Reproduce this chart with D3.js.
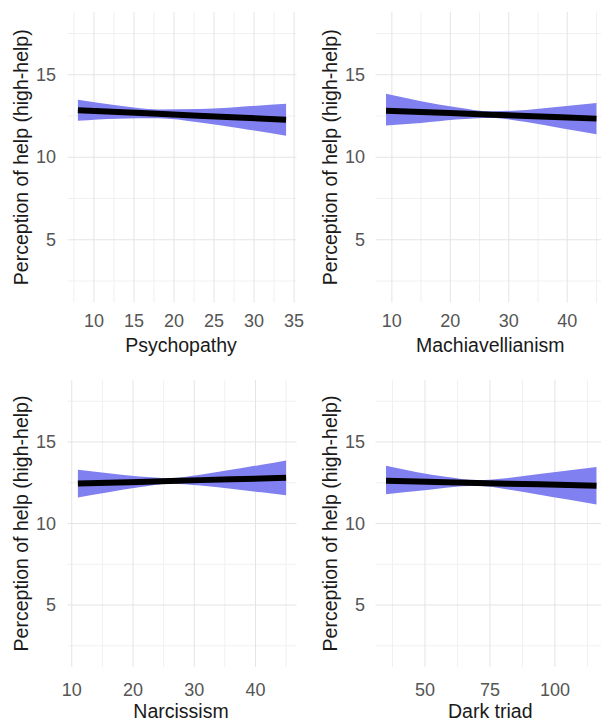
<!DOCTYPE html>
<html>
<head>
<meta charset="utf-8">
<script src="https://cdn.jsdelivr.net/npm/d3@7"></script>
<style>
  body { margin: 0; background: #fff; }
  svg { display: block; }
  text { font-family: "Liberation Sans", Arial, sans-serif; }
</style>
</head>
<body>
<svg id="chart" width="601" height="727"></svg>
<script>
// values (fit line + confidence band)
const yTitle = "Perception of help (high-help)";
const yTicks = [5, 10, 15];
const yMinor = [2.5, 7.5, 12.5, 17.5];

const psychX = [8, 13, 18, 23, 28, 34];
const psychFit = [12.85, 12.74, 12.63, 12.52, 12.41, 12.27];
const psychLo = [12.21, 12.34, 12.36, 12.12, 11.77, 11.30];
const psychHi = [13.49, 13.14, 12.90, 12.92, 13.05, 13.24];
const psychTicks = [10, 15, 20, 25, 30, 35];

const machX = [9, 15, 21, 27, 33, 39, 45];
const machFit = [12.82, 12.74, 12.66, 12.58, 12.50, 12.42, 12.34];
const machLo = [11.93, 12.08, 12.29, 12.38, 12.13, 11.76, 11.39];
const machHi = [13.85, 13.40, 13.03, 12.78, 12.87, 13.08, 13.29];
const machTicks = [10, 20, 30, 40];

const narcX = [11, 16, 21, 26, 31, 36, 41, 45];
const narcFit = [12.45, 12.50, 12.55, 12.61, 12.66, 12.71, 12.76, 12.80];
const narcLo = [11.60, 11.92, 12.22, 12.44, 12.33, 12.13, 11.91, 11.73];
const narcHi = [13.30, 13.08, 12.88, 12.78, 12.99, 13.29, 13.61, 13.87];
const narcTicks = [10, 20, 30, 40];

const darkX = [35, 47, 58, 70, 82, 94, 105, 116];
const darkFit = [12.62, 12.57, 12.53, 12.49, 12.44, 12.40, 12.36, 12.31];
const darkLo = [11.80, 11.99, 12.20, 12.32, 12.09, 11.77, 11.47, 11.16];
const darkHi = [13.54, 13.15, 12.86, 12.66, 12.79, 13.03, 13.25, 13.46];
const darkTicks = [50, 75, 100];

const svg = d3.select("#chart");

const cols = [
  { x0: 67.5, x1: 296.5, titleX: 28, tickRight: 56 },
  { x0: 375.5, x1: 607, titleX: 337, tickRight: 365 }
];
const rows = [
  { y0: 12, y1: 302.5, tickY: 327, titleY: 352 },
  { y0: 380, y1: 667, tickY: 696, titleY: 718 }
];

const panels = [
  { name: "Psychopathy", x: psychX, fit: psychFit, lo: psychLo, hi: psychHi, ticks: psychTicks, col: 0, row: 0 },
  { name: "Machiavellianism", x: machX, fit: machFit, lo: machLo, hi: machHi, ticks: machTicks, col: 1, row: 0 },
  { name: "Narcissism", x: narcX, fit: narcFit, lo: narcLo, hi: narcHi, ticks: narcTicks, col: 0, row: 1 },
  { name: "Dark triad", x: darkX, fit: darkFit, lo: darkLo, hi: darkHi, ticks: darkTicks, col: 1, row: 1 }
];

panels.forEach(p => {
  const c = cols[p.col], r = rows[p.row];
  const g = svg.append("g");

  const ext = d3.extent(p.x);
  const pad = (ext[1] - ext[0]) * 0.05;
  const x = d3.scaleLinear().domain([ext[0] - pad, ext[1] + pad]).range([c.x0, c.x1]);
  const y = d3.scaleLinear().domain([1.2, 18.8]).range([r.y1, r.y0]);

  // minor x gridlines halfway between major ticks
  const step = p.ticks[1] - p.ticks[0];
  const xMinor = [p.ticks[0] - step / 2].concat(p.ticks.map(t => t + step / 2))
    .filter(v => v >= x.domain()[0] && v <= x.domain()[1]);

  g.selectAll(".ymin").data(yMinor).enter().append("line")
    .attr("x1", c.x0).attr("x2", c.x1)
    .attr("y1", d => y(d)).attr("y2", d => y(d))
    .attr("stroke", "#f0f0f0").attr("stroke-width", 1);
  g.selectAll(".xmin").data(xMinor).enter().append("line")
    .attr("x1", d => x(d)).attr("x2", d => x(d))
    .attr("y1", r.y0).attr("y2", r.y1)
    .attr("stroke", "#f0f0f0").attr("stroke-width", 1);
  g.selectAll(".ymaj").data(yTicks).enter().append("line")
    .attr("x1", c.x0).attr("x2", c.x1)
    .attr("y1", d => y(d)).attr("y2", d => y(d))
    .attr("stroke", "#e4e4e4").attr("stroke-width", 1);
  g.selectAll(".xmaj").data(p.ticks).enter().append("line")
    .attr("x1", d => x(d)).attr("x2", d => x(d))
    .attr("y1", r.y0).attr("y2", r.y1)
    .attr("stroke", "#e4e4e4").attr("stroke-width", 1);

  const pts = p.x.map((v, i) => ({ x: v, fit: p.fit[i], lo: p.lo[i], hi: p.hi[i] }));

  const band = d3.area()
    .x(d => x(d.x))
    .y0(d => y(d.lo))
    .y1(d => y(d.hi))
    .curve(d3.curveMonotoneX);
  g.append("path").datum(pts)
    .attr("d", band)
    .attr("fill", "#8080f0");

  const line = d3.line().x(d => x(d.x)).y(d => y(d.fit));
  g.append("path").datum(pts)
    .attr("d", line)
    .attr("fill", "none")
    .attr("stroke", "#000")
    .attr("stroke-width", 6);

  // tick labels
  g.selectAll(".xt").data(p.ticks).enter().append("text")
    .attr("x", d => x(d)).attr("y", r.tickY)
    .attr("text-anchor", "middle")
    .attr("font-size", 18).attr("fill", "#555")
    .text(d => d);
  g.selectAll(".yt").data(yTicks).enter().append("text")
    .attr("x", c.tickRight).attr("y", d => y(d) + 6)
    .attr("text-anchor", "end")
    .attr("font-size", 18).attr("fill", "#555")
    .text(d => d);

  // titles
  g.append("text")
    .attr("x", (c.x0 + c.x1) / 2 - 1).attr("y", r.titleY)
    .attr("text-anchor", "middle")
    .attr("font-size", 19.5).attr("fill", "#1a1a1a")
    .text(p.name);
  g.append("text")
    .attr("transform", `translate(${c.titleX},${(r.y0 + r.y1) / 2}) rotate(-90)`)
    .attr("text-anchor", "middle")
    .attr("font-size", 19.5).attr("fill", "#1a1a1a")
    .text(yTitle);
});
</script>
</body>
</html>
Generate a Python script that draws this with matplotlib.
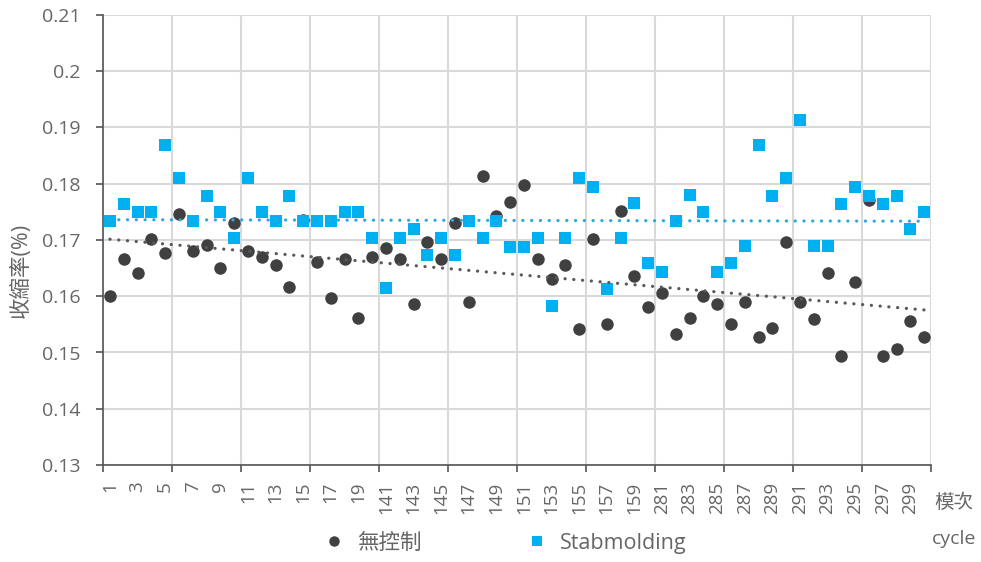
import numpy as np
import matplotlib
matplotlib.use("Agg")
import matplotlib.pyplot as plt
from matplotlib.lines import Line2D

plt.rcParams['font.family'] = ['Open Sans', 'Noto Sans CJK TC', 'DejaVu Sans']

cycles = list(range(1, 21)) + list(range(141, 161)) + list(range(281, 301))

no_control = [0.1601, 0.1666, 0.1641, 0.1702, 0.1676, 0.1747, 0.1681, 0.1691, 0.1651, 0.1731,
              0.1681, 0.1670, 0.1656, 0.1616, 0.1735, 0.1661, 0.1596, 0.1666, 0.1561, 0.1670,
              0.1685, 0.1666, 0.1586, 0.1697, 0.1666, 0.1731, 0.1590, 0.1813, 0.1743, 0.1767,
              0.1798, 0.1666, 0.1631, 0.1656, 0.1542, 0.1701, 0.1550, 0.1752, 0.1636, 0.1581,
              0.1605, 0.1533, 0.1561, 0.1601, 0.1586, 0.1550, 0.1590, 0.1527, 0.1544, 0.1696,
              0.1590, 0.1560, 0.1641, 0.1493, 0.1626, 0.1771, 0.1493, 0.1507, 0.1556, 0.1527]

stabmolding = [0.1734, 0.1764, 0.1750, 0.1750, 0.1868, 0.1810, 0.1733, 0.1779, 0.1750, 0.1704,
               0.1810, 0.1750, 0.1734, 0.1779, 0.1734, 0.1734, 0.1734, 0.1750, 0.1750, 0.1703,
               0.1614, 0.1703, 0.1719, 0.1673, 0.1703, 0.1673, 0.1734, 0.1703, 0.1734, 0.1688,
               0.1688, 0.1704, 0.1583, 0.1704, 0.1811, 0.1795, 0.1613, 0.1704, 0.1765, 0.1659,
               0.1643, 0.1734, 0.1780, 0.1750, 0.1643, 0.1659, 0.1689, 0.1868, 0.1779, 0.1810,
               0.1913, 0.1689, 0.1689, 0.1764, 0.1795, 0.1779, 0.1764, 0.1779, 0.1719, 0.1749]

series_names = ['無控制', 'Stabmolding']
yticks = [0.13, 0.14, 0.15, 0.16, 0.17, 0.18, 0.19, 0.2, 0.21]
ytick_labels = ['0.13', '0.14', '0.15', '0.16', '0.17', '0.18', '0.19', '0.2', '0.21']

gray = '#404040'
blue = '#00B0F0'
txt = '#666666'
grid = '#D9D9D9'

fig = plt.figure(figsize=(9.81, 5.62), dpi=100)
ax = fig.add_axes([103/981, 1-465/562, 828/981, 450/562])

x = np.arange(len(cycles))

ax.plot(x, no_control, 'o', color=gray, markersize=9, markeredgewidth=0, zorder=3)
ax.plot(x, stabmolding, 's', color=blue, markersize=8.2, markeredgewidth=0, zorder=4)

# linear trendlines
for vals, c in ((no_control, '#595959'), (stabmolding, '#2AA9DC')):
    k, b = np.polyfit(x, vals, 1)
    ax.plot([x[0], x[-1]], [k*x[0]+b, k*x[-1]+b], color=c, lw=2.3,
            linestyle=(0, (0.05, 2.7)), dash_capstyle='round', zorder=5)

ax.set_xlim(-0.5, len(cycles)-0.5)
ax.set_ylim(0.13, 0.21)
ax.set_yticks(yticks)
ax.set_yticklabels(ytick_labels)

ax.set_xticks(x[::2])
ax.set_xticklabels([str(c) for c in cycles[::2]], rotation=90)
ax.set_xticks(np.arange(-0.5, len(cycles), 5), minor=True)
ax.tick_params(axis='x', which='major', length=0, pad=12, labelsize=13.5, labelcolor=txt)
ax.tick_params(axis='x', which='minor', length=5, width=1.2, color='#555555')
ax.tick_params(axis='y', which='major', length=5, width=1.2, color='#555555',
               labelsize=14, labelcolor=txt, pad=11)

ax.grid(False)
ax.yaxis.grid(True, which='major', color=grid, lw=1.5, zorder=0)
ax.xaxis.grid(True, which='minor', color=grid, lw=1.5, zorder=0)
ax.set_axisbelow(True)

for s in ('top', 'right'):
    ax.spines[s].set_visible(False)
for s in ('left', 'bottom'):
    ax.spines[s].set_color('#555555')
    ax.spines[s].set_linewidth(1.2)

fig.text(21/981, 1-270/562, '收縮率(%)', rotation=90, ha='center', va='center',
         fontsize=15.5, color=txt)
fig.text(954/981, 1-503/562, '模次', ha='center', va='center', fontsize=14, color=txt)
fig.text(954/981, 1-539/562, 'cycle', ha='center', va='center', fontsize=14, color=txt)

handles = [Line2D([], [], marker='o', color=gray, linestyle='none', markersize=7.5, markeredgewidth=0),
           Line2D([], [], marker='s', color=blue, linestyle='none', markersize=7, markeredgewidth=0)]
leg = fig.legend(handles, series_names, loc='center', bbox_to_anchor=(505/981, 1-543/562),
                 ncol=2, frameon=False, fontsize=15.5, handlelength=1, handletextpad=0.55,
                 columnspacing=4.9, labelcolor=txt)

fig.savefig('out.png', dpi=100)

> **GIVEN PROBLEM**
The lines to print start at the line containing "Generate a Python" and end at the line containing "0.1507, 0.1556, 0.1527]"; print them exactly, both ends included, and leave out every picture.

> **EXERCISE RESPONSE**
Generate a Python script that draws this with matplotlib.
import numpy as np
import matplotlib
matplotlib.use("Agg")
import matplotlib.pyplot as plt
from matplotlib.lines import Line2D

plt.rcParams['font.family'] = ['Open Sans', 'Noto Sans CJK TC', 'DejaVu Sans']

cycles = list(range(1, 21)) + list(range(141, 161)) + list(range(281, 301))

no_control = [0.1601, 0.1666, 0.1641, 0.1702, 0.1676, 0.1747, 0.1681, 0.1691, 0.1651, 0.1731,
              0.1681, 0.1670, 0.1656, 0.1616, 0.1735, 0.1661, 0.1596, 0.1666, 0.1561, 0.1670,
              0.1685, 0.1666, 0.1586, 0.1697, 0.1666, 0.1731, 0.1590, 0.1813, 0.1743, 0.1767,
              0.1798, 0.1666, 0.1631, 0.1656, 0.1542, 0.1701, 0.1550, 0.1752, 0.1636, 0.1581,
              0.1605, 0.1533, 0.1561, 0.1601, 0.1586, 0.1550, 0.1590, 0.1527, 0.1544, 0.1696,
              0.1590, 0.1560, 0.1641, 0.1493, 0.1626, 0.1771, 0.1493, 0.1507, 0.1556, 0.1527]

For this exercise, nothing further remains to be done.